Information provided:

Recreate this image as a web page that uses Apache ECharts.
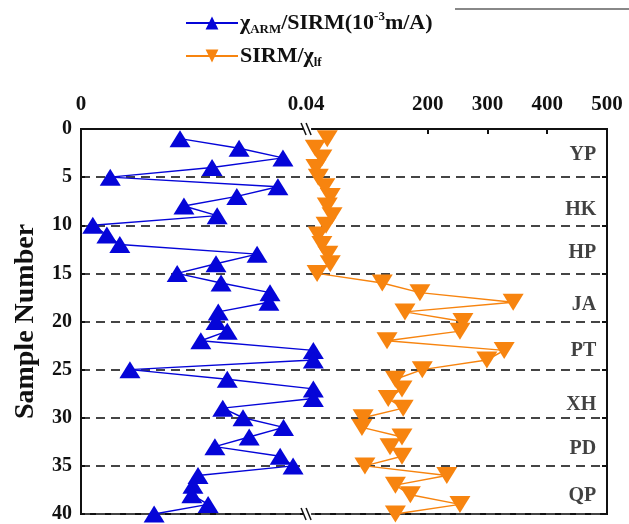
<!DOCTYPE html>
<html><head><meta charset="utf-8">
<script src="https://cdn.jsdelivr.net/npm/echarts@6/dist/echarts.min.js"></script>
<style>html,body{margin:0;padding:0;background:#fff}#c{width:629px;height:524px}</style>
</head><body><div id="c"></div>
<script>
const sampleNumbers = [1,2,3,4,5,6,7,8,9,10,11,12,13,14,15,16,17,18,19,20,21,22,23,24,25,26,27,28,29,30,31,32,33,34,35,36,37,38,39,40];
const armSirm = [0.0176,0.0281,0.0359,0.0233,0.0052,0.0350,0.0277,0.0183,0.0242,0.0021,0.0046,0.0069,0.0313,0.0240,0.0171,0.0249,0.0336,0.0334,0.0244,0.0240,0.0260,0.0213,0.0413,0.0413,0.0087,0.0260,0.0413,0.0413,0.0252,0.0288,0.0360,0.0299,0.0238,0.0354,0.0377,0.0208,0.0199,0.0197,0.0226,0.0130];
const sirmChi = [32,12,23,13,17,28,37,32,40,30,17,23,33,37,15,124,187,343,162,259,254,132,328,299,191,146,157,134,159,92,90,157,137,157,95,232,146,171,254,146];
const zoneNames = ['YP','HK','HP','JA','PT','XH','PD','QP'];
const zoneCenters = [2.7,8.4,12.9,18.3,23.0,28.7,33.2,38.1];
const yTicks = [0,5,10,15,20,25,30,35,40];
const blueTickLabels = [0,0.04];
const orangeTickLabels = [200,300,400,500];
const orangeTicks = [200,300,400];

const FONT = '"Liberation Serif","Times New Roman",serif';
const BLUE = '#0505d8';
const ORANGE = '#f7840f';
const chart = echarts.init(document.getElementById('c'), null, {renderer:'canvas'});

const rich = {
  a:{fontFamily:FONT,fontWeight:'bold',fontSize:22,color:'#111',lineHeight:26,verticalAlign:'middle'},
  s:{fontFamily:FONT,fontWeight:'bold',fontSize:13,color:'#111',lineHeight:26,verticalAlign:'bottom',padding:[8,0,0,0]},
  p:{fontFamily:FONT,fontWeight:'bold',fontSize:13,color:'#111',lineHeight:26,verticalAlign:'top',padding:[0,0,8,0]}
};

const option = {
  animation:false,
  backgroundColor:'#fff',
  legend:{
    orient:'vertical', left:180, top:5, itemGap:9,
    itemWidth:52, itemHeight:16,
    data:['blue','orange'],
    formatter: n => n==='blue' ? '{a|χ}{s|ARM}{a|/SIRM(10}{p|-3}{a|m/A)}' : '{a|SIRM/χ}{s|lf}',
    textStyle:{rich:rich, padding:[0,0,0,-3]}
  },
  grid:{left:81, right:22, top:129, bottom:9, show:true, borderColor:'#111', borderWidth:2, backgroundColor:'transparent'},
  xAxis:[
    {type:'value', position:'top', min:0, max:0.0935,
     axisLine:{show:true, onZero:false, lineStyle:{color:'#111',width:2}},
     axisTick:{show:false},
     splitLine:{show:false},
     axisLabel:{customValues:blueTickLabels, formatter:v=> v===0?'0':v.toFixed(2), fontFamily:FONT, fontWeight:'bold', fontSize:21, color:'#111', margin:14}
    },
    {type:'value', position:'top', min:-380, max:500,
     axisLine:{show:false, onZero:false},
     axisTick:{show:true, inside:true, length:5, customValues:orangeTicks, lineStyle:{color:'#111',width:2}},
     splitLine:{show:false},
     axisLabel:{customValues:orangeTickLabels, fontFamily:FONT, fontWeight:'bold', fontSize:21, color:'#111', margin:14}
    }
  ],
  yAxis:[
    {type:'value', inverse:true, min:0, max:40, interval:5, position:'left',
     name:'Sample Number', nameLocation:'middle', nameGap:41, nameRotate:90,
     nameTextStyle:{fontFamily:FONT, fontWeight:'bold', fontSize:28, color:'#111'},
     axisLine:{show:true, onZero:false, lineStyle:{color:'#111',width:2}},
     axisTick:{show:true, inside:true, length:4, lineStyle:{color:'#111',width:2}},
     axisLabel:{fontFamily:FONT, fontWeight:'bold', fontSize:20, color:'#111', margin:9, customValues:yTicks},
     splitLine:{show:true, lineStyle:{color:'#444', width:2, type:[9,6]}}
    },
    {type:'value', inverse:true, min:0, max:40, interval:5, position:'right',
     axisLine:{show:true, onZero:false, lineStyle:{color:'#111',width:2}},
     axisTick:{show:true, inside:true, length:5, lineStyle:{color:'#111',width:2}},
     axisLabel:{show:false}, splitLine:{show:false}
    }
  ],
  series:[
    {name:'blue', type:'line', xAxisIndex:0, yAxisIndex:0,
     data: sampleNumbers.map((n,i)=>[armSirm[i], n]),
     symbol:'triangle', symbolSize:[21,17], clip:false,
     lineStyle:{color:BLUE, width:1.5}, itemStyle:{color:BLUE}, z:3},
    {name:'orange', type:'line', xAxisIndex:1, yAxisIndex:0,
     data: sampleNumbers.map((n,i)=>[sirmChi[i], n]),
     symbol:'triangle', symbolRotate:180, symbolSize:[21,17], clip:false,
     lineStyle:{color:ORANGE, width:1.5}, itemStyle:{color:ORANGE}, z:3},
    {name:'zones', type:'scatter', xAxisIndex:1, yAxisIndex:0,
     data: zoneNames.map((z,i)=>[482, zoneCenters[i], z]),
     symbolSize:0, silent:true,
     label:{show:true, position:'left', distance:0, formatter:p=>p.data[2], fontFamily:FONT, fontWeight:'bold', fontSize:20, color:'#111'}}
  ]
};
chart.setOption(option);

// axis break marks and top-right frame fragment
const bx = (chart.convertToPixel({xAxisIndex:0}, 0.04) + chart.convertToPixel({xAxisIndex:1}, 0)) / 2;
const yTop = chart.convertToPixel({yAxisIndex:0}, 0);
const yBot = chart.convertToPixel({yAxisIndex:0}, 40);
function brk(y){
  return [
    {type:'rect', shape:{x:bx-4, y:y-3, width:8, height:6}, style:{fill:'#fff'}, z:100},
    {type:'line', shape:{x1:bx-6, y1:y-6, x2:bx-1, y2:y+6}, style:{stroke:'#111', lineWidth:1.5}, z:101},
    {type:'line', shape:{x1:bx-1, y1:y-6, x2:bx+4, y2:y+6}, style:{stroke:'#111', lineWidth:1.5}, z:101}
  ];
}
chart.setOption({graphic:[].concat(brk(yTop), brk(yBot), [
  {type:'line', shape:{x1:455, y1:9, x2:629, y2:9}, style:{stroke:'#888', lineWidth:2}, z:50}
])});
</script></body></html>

Your instructions: Transcribe the whole listing exactly. Pictures are excluded.

Answer in full:
Recreate this image as a web page that uses Apache ECharts.
<!DOCTYPE html>
<html><head><meta charset="utf-8">
<script src="https://cdn.jsdelivr.net/npm/echarts@6/dist/echarts.min.js"></script>
<style>html,body{margin:0;padding:0;background:#fff}#c{width:629px;height:524px}</style>
</head><body><div id="c"></div>
<script>
const sampleNumbers = [1,2,3,4,5,6,7,8,9,10,11,12,13,14,15,16,17,18,19,20,21,22,23,24,25,26,27,28,29,30,31,32,33,34,35,36,37,38,39,40];
const armSirm = [0.0176,0.0281,0.0359,0.0233,0.0052,0.0350,0.0277,0.0183,0.0242,0.0021,0.0046,0.0069,0.0313,0.0240,0.0171,0.0249,0.0336,0.0334,0.0244,0.0240,0.0260,0.0213,0.0413,0.0413,0.0087,0.0260,0.0413,0.0413,0.0252,0.0288,0.0360,0.0299,0.0238,0.0354,0.0377,0.0208,0.0199,0.0197,0.0226,0.0130];
const sirmChi = [32,12,23,13,17,28,37,32,40,30,17,23,33,37,15,124,187,343,162,259,254,132,328,299,191,146,157,134,159,92,90,157,137,157,95,232,146,171,254,146];
const zoneNames = ['YP','HK','HP','JA','PT','XH','PD','QP'];
const zoneCenters = [2.7,8.4,12.9,18.3,23.0,28.7,33.2,38.1];
const yTicks = [0,5,10,15,20,25,30,35,40];
const blueTickLabels = [0,0.04];
const orangeTickLabels = [200,300,400,500];
const orangeTicks = [200,300,400];

const FONT = '"Liberation Serif","Times New Roman",serif';
const BLUE = '#0505d8';
const ORANGE = '#f7840f';
const chart = echarts.init(document.getElementById('c'), null, {renderer:'canvas'});

const rich = {
  a:{fontFamily:FONT,fontWeight:'bold',fontSize:22,color:'#111',lineHeight:26,verticalAlign:'middle'},
  s:{fontFamily:FONT,fontWeight:'bold',fontSize:13,color:'#111',lineHeight:26,verticalAlign:'bottom',padding:[8,0,0,0]},
  p:{fontFamily:FONT,fontWeight:'bold',fontSize:13,color:'#111',lineHeight:26,verticalAlign:'top',padding:[0,0,8,0]}
};

const option = {
  animation:false,
  backgroundColor:'#fff',
  legend:{
    orient:'vertical', left:180, top:5, itemGap:9,
    itemWidth:52, itemHeight:16,
    data:['blue','orange'],
    formatter: n => n==='blue' ? '{a|χ}{s|ARM}{a|/SIRM(10}{p|-3}{a|m/A)}' : '{a|SIRM/χ}{s|lf}',
    textStyle:{rich:rich, padding:[0,0,0,-3]}
  },
  grid:{left:81, right:22, top:129, bottom:9, show:true, borderColor:'#111', borderWidth:2, backgroundColor:'transparent'},
  xAxis:[
    {type:'value', position:'top', min:0, max:0.0935,
     axisLine:{show:true, onZero:false, lineStyle:{color:'#111',width:2}},
     axisTick:{show:false},
     splitLine:{show:false},
     axisLabel:{customValues:blueTickLabels, formatter:v=> v===0?'0':v.toFixed(2), fontFamily:FONT, fontWeight:'bold', fontSize:21, color:'#111', margin:14}
    },
    {type:'value', position:'top', min:-380, max:500,
     axisLine:{show:false, onZero:false},
     axisTick:{show:true, inside:true, length:5, customValues:orangeTicks, lineStyle:{color:'#111',width:2}},
     splitLine:{show:false},
     axisLabel:{customValues:orangeTickLabels, fontFamily:FONT, fontWeight:'bold', fontSize:21, color:'#111', margin:14}
    }
  ],
  yAxis:[
    {type:'value', inverse:true, min:0, max:40, interval:5, position:'left',
     name:'Sample Number', nameLocation:'middle', nameGap:41, nameRotate:90,
     nameTextStyle:{fontFamily:FONT, fontWeight:'bold', fontSize:28, color:'#111'},
     axisLine:{show:true, onZero:false, lineStyle:{color:'#111',width:2}},
     axisTick:{show:true, inside:true, length:4, lineStyle:{color:'#111',width:2}},
     axisLabel:{fontFamily:FONT, fontWeight:'bold', fontSize:20, color:'#111', margin:9, customValues:yTicks},
     splitLine:{show:true, lineStyle:{color:'#444', width:2, type:[9,6]}}
    },
    {type:'value', inverse:true, min:0, max:40, interval:5, position:'right',
     axisLine:{show:true, onZero:false, lineStyle:{color:'#111',width:2}},
     axisTick:{show:true, inside:true, length:5, lineStyle:{color:'#111',width:2}},
     axisLabel:{show:false}, splitLine:{show:false}
    }
  ],
  series:[
    {name:'blue', type:'line', xAxisIndex:0, yAxisIndex:0,
     data: sampleNumbers.map((n,i)=>[armSirm[i], n]),
     symbol:'triangle', symbolSize:[21,17], clip:false,
     lineStyle:{color:BLUE, width:1.5}, itemStyle:{color:BLUE}, z:3},
    {name:'orange', type:'line', xAxisIndex:1, yAxisIndex:0,
     data: sampleNumbers.map((n,i)=>[sirmChi[i], n]),
     symbol:'triangle', symbolRotate:180, symbolSize:[21,17], clip:false,
     lineStyle:{color:ORANGE, width:1.5}, itemStyle:{color:ORANGE}, z:3},
    {name:'zones', type:'scatter', xAxisIndex:1, yAxisIndex:0,
     data: zoneNames.map((z,i)=>[482, zoneCenters[i], z]),
     symbolSize:0, silent:true,
     label:{show:true, position:'left', distance:0, formatter:p=>p.data[2], fontFamily:FONT, fontWeight:'bold', fontSize:20, color:'#111'}}
  ]
};
chart.setOption(option);

// axis break marks and top-right frame fragment
const bx = (chart.convertToPixel({xAxisIndex:0}, 0.04) + chart.convertToPixel({xAxisIndex:1}, 0)) / 2;
const yTop = chart.convertToPixel({yAxisIndex:0}, 0);
const yBot = chart.convertToPixel({yAxisIndex:0}, 40);
function brk(y){
  return [
    {type:'rect', shape:{x:bx-4, y:y-3, width:8, height:6}, style:{fill:'#fff'}, z:100},
    {type:'line', shape:{x1:bx-6, y1:y-6, x2:bx-1, y2:y+6}, style:{stroke:'#111', lineWidth:1.5}, z:101},
    {type:'line', shape:{x1:bx-1, y1:y-6, x2:bx+4, y2:y+6}, style:{stroke:'#111', lineWidth:1.5}, z:101}
  ];
}
chart.setOption({graphic:[].concat(brk(yTop), brk(yBot), [
  {type:'line', shape:{x1:455, y1:9, x2:629, y2:9}, style:{stroke:'#888', lineWidth:2}, z:50}
])});
</script></body></html>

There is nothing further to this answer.